Heteroxenia?

gflat65

New member
How many Xeniids out there have non retractile polyps? I think I found some Heteroxenia on an Aussie Prism Favia I got from Casey. The polyps do not retract, but tend to fold over on themselves. The stalk kinda looks like a toadstool with full Xenia polyps coming out of the top. I've got a top down, but nothing that shows the stalk. This one had to come from Aussieland, because I don't think Casey had anything besides Aussie corals in his tanks.

Odd-Aussie-Xeniid.jpg
 
Took some more because a number of people on another forum said Anthelia. These pics should eliminate that as an ID, I think.

Hetero04.jpg

Hetero03.jpg

Hetero02.jpg

Hetero01.jpg
 
No... I've got to get some bleach so I can melt some of the tissue away and look at the sclerites. I plan to do the same for my softies, but just realized yesteray that we had run out of bleach...
 
Gary- I'm not sure exactly what you're looking at that is different from a standard xenia. Can you take another shot at explaining. I've never seen any of my xenia retract into the main stalk and other than the feathery part on the tips (which look a little more sparse than the xenia I have) it looks pretty much the same to me. Of course, I'm just imagining I'm looking at the wrong thing.
 
Meisen had spoken to me at the MTRC swap and mentioned that he was looking for true Heteroxenia and that many say they have it, but don't actually have Heterxenia. I didn't realize they were hard to find or really different than regular ole Xenia (and maybe they aren't). I don't have any other types of Xeniids except for Cespits, so I couldn't compare this one to the any others.

When I've seen Heteroxenia listed, statements like "Looks like a toadstool banged a Xenia and had offspring" usually accompany it. This one seems to have a stalk like a toadstool (kinda flat on top) any the polyps come from the flat part of the stalk.
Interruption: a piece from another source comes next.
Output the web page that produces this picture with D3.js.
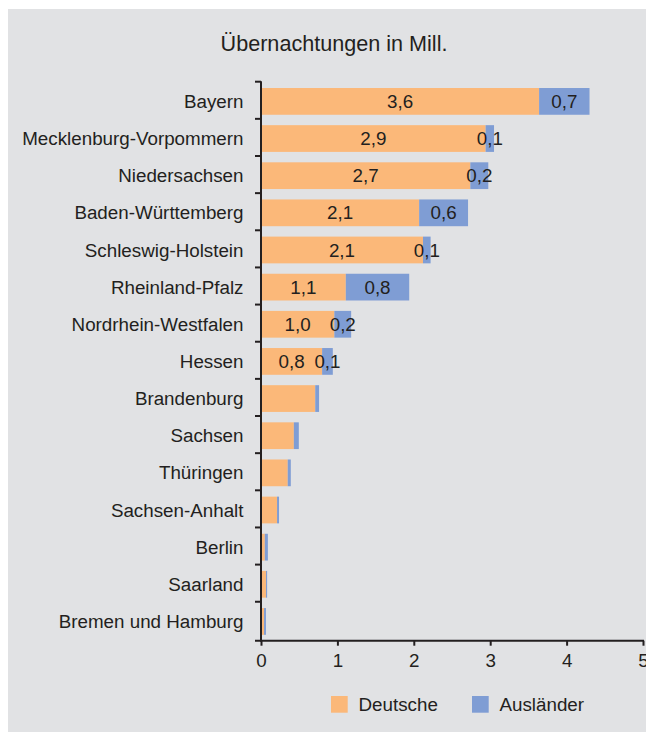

If for no other reason, since it is apparently relatively easy to get a general idea of Genus by bleaching superficial tissue and inspecting the sclerites, I figured I'd become a bigger nerd and start classifying anything I can to genus level instead of crappy common names.

I plan to do all of my softies to see what I get. Nephthea are supposedly almost never actually in tanks. I have somethign I've been calling Nephthea for a while, so it falls in line with this 'experiment'.

People have shown me Heteroxenia on stocklists, but they can never get one in when they order it for some reason. Some of the reading I've done sounds like any pulse coral could be a Hetero, so they are probably nothing special (unless I'm missing something). Meisen is a collector like me, so when he mentioned it, I thought maybe there was some widely incorrect descriptions of them or something. The one in the pics looked a little different to me when I noticed it, so I thought I'd try to classify it...
 
Gary,

Gotcha. I've had two types of "xenia." One looks a lot like yours in the pic. The other would grow really long flowy stalks and fall all over itself. After it grew into a colony it actually probably "encrusted" as much as it grew stalks with the polyps on it.

Of the xenia that looks most like yours, it definitely stays a lot shorter and the stalks more or less grow independently. The one thing that looks different, as I said, is that the feathery parts are a little thicker looking and there seems to be more polyps coming vertically out of the "head." I know from experience that they just clamp up when they are angry and don't actually retract like the other xenia I have.

I always assumed they were just regional variants, but it would make sense that the two I had might be classified as different species.

Good luck in your nerdy quest and let us know what you find out.
 
:) Let us know what you come up with...intruguing looking coral at least. The other IDing characteristic from what I understand is that there are smaller polyps of a different structure interspersed within the larger ones on adult specimens of true Heteroxenia. Its not exactly clear to me what the function is of these secondary polyps even is or what they look like exactly, perhaps someone can chime in?